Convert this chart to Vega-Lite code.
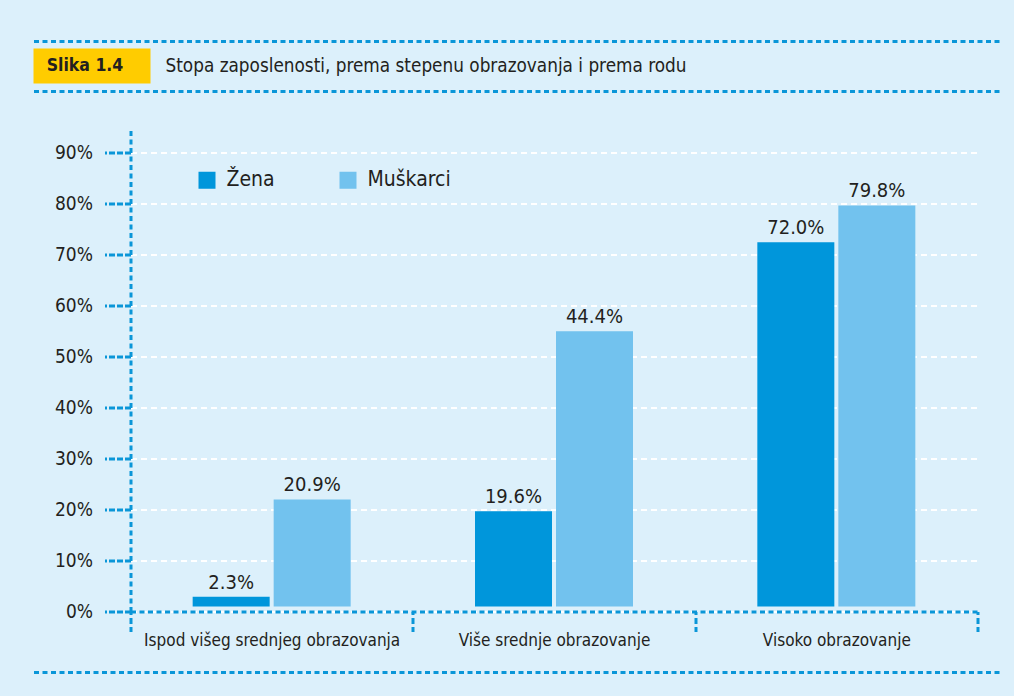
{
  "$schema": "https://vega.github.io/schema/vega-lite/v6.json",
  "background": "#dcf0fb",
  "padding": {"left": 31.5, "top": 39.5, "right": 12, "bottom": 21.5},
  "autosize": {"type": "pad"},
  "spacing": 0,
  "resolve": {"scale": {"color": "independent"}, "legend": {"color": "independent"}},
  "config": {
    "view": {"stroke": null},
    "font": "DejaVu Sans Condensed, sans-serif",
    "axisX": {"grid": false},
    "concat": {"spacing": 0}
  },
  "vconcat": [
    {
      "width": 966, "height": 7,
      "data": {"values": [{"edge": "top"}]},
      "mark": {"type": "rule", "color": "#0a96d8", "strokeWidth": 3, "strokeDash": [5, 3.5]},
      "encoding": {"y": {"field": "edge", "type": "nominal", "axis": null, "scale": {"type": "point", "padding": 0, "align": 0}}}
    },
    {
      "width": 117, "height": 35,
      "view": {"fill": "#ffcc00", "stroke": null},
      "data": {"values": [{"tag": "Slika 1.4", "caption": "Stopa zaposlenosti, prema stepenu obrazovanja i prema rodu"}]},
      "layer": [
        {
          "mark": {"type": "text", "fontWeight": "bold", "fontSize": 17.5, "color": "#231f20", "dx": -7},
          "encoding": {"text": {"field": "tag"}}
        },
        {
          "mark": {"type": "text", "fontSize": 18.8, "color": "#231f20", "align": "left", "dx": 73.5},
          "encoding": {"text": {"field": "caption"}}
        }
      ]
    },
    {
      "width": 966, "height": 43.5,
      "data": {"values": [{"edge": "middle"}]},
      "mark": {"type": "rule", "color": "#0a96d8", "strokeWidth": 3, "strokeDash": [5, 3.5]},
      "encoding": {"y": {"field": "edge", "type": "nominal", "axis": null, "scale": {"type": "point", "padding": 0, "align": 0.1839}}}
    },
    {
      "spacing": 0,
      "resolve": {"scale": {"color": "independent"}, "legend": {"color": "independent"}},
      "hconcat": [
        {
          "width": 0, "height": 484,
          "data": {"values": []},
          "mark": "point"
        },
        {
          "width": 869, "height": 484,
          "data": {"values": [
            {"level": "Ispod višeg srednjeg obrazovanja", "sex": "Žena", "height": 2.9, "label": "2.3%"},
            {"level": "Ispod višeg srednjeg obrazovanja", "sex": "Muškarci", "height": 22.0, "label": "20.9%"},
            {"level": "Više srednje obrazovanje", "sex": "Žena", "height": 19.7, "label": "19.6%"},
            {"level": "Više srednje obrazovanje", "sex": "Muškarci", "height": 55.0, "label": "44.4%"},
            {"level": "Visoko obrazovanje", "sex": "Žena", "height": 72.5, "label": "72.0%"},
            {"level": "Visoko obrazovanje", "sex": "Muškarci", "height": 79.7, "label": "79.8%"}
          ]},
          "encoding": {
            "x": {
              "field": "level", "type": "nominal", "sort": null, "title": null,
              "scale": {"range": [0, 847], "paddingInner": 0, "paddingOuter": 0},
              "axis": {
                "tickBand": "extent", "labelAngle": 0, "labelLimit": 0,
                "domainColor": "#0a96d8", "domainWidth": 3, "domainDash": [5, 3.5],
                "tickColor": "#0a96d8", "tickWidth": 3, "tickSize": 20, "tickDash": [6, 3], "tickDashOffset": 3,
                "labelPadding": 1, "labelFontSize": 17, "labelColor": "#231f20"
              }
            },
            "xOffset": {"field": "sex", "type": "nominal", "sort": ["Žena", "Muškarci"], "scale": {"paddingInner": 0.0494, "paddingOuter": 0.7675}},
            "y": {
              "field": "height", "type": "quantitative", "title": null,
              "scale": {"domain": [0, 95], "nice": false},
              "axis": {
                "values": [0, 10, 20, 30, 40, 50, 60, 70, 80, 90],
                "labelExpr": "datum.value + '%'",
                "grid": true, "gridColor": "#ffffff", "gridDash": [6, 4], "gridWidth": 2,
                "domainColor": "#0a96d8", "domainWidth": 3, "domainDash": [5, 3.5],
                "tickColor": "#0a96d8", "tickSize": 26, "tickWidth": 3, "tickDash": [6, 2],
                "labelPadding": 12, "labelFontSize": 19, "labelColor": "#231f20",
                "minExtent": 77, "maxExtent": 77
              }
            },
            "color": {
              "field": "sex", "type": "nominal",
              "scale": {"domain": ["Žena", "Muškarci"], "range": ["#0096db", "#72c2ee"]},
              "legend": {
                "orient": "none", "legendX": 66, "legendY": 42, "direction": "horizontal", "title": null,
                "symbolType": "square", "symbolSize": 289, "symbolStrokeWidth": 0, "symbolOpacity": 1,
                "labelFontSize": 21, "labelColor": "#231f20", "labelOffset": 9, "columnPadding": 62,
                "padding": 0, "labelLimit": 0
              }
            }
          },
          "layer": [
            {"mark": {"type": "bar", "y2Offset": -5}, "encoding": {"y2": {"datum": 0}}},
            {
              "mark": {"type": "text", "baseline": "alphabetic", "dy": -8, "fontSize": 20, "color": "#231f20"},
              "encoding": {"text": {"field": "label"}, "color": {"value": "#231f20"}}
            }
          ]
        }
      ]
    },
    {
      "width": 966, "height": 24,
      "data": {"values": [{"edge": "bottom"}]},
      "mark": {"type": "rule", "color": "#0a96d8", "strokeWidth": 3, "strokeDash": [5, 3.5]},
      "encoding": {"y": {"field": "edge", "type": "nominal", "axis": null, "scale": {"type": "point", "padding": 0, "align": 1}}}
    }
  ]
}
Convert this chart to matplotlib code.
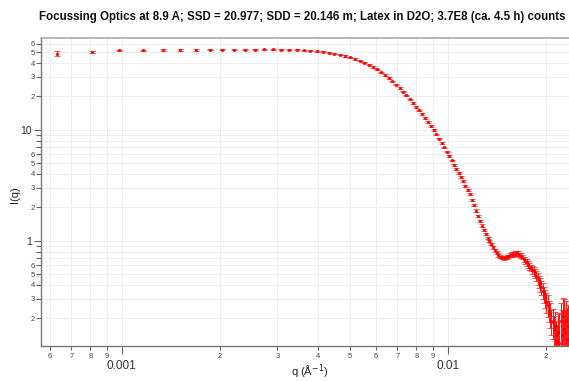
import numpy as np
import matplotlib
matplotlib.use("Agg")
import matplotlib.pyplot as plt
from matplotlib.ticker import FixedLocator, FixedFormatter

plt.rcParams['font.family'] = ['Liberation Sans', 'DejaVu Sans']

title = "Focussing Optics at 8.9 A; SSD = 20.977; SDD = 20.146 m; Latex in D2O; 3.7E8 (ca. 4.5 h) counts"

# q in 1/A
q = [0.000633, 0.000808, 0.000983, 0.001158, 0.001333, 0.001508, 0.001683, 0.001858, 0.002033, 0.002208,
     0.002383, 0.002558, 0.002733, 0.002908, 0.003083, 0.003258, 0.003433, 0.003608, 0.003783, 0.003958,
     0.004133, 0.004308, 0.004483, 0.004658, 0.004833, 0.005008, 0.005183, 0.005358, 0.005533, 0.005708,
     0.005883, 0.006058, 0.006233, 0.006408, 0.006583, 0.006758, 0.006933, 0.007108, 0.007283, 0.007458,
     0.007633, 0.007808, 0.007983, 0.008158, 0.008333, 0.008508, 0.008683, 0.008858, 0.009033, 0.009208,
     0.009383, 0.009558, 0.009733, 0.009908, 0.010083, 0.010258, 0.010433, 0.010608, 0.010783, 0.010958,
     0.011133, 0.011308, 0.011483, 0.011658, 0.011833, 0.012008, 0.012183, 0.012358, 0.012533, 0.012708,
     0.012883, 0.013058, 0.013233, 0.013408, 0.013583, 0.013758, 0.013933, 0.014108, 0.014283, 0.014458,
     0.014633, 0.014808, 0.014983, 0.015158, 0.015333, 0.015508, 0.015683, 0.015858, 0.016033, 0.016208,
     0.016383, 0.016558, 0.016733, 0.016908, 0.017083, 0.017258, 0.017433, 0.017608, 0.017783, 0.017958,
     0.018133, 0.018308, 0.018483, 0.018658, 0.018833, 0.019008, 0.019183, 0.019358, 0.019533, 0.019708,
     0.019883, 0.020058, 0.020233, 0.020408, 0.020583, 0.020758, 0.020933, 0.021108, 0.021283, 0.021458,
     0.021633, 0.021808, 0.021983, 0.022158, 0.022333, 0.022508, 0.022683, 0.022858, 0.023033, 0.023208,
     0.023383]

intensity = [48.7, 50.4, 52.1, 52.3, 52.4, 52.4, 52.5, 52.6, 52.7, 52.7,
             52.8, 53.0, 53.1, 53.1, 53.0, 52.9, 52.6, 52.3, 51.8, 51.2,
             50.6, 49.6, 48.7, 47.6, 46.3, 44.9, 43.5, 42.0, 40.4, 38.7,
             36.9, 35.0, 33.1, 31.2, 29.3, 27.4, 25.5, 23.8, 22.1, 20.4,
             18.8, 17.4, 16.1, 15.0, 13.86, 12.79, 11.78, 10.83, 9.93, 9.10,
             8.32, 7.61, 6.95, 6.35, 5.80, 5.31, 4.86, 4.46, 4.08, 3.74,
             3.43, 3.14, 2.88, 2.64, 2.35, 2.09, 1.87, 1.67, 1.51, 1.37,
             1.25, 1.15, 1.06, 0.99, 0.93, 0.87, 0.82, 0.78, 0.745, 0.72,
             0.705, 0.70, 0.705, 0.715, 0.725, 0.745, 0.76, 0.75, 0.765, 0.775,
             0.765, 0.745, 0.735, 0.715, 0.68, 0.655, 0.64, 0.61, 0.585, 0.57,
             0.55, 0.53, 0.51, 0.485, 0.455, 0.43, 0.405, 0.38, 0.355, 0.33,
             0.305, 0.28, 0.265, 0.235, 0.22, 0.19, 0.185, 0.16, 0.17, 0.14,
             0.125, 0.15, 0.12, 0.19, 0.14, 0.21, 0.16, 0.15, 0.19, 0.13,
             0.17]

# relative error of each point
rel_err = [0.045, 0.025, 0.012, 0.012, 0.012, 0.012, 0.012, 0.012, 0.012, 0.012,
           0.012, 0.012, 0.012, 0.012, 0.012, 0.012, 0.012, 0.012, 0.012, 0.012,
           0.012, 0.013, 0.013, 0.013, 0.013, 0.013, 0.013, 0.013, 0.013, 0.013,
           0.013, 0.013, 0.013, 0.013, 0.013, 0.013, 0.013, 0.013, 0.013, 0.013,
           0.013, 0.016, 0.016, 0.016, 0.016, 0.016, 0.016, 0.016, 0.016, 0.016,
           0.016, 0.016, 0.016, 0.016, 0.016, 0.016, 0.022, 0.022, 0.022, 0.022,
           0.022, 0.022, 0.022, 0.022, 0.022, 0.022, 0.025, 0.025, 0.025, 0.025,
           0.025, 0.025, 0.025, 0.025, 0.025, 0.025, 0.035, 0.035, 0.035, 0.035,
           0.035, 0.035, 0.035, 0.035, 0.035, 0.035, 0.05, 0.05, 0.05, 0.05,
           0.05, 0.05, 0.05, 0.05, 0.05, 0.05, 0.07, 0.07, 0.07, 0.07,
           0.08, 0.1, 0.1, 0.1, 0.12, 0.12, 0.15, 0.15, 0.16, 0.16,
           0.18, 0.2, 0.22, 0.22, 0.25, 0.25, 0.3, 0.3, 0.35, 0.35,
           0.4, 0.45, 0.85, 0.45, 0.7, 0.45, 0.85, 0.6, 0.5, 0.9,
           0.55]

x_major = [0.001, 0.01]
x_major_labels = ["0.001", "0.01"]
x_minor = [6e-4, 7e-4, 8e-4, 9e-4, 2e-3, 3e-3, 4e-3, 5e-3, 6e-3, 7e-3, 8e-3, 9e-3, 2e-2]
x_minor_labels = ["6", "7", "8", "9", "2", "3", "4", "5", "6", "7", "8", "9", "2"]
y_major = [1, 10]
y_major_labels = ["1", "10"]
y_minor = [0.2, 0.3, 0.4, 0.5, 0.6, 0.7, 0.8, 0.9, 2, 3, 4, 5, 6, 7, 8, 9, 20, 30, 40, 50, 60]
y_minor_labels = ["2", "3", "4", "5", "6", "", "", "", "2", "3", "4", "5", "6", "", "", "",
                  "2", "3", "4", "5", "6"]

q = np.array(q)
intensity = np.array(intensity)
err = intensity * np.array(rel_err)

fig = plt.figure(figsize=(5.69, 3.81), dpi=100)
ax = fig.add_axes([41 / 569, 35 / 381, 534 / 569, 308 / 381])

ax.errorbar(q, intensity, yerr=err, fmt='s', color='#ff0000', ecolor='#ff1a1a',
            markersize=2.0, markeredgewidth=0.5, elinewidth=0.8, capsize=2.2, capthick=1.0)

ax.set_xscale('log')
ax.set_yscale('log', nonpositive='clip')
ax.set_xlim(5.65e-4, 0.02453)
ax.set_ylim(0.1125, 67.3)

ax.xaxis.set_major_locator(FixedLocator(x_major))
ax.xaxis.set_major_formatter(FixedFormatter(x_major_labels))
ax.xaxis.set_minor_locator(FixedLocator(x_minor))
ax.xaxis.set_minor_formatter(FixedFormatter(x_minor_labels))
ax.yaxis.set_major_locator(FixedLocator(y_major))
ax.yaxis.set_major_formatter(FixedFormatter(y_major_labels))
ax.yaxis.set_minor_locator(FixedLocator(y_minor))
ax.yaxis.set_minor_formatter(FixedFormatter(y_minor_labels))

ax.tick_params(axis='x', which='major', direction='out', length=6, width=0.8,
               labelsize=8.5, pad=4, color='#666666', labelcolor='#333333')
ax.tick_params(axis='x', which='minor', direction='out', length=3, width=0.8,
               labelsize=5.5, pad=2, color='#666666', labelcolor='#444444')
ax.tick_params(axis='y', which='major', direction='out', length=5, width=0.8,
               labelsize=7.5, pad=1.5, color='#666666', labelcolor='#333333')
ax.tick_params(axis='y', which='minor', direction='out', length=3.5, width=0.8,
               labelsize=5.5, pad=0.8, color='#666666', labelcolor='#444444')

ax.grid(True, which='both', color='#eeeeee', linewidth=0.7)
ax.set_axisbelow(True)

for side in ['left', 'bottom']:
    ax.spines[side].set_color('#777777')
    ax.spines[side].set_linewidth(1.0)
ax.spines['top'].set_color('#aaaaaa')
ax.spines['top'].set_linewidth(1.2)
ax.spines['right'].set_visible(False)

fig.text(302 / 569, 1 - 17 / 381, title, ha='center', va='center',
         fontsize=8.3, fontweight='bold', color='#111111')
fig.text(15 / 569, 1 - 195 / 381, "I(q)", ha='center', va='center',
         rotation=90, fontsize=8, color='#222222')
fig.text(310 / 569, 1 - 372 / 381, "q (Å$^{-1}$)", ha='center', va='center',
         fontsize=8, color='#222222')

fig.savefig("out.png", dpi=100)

__Directions__:
Skip the pictures and repeat, word for word, the lines from the one containing "Convert this chart to matplotlib code." to the one containing "Optics at 8.9", keeping both of those lines.

__Task solution__:
Convert this chart to matplotlib code.
import numpy as np
import matplotlib
matplotlib.use("Agg")
import matplotlib.pyplot as plt
from matplotlib.ticker import FixedLocator, FixedFormatter

plt.rcParams['font.family'] = ['Liberation Sans', 'DejaVu Sans']

title = "Focussing Optics at 8.9 A; SSD = 20.977; SDD = 20.146 m; Latex in D2O; 3.7E8 (ca. 4.5 h) counts"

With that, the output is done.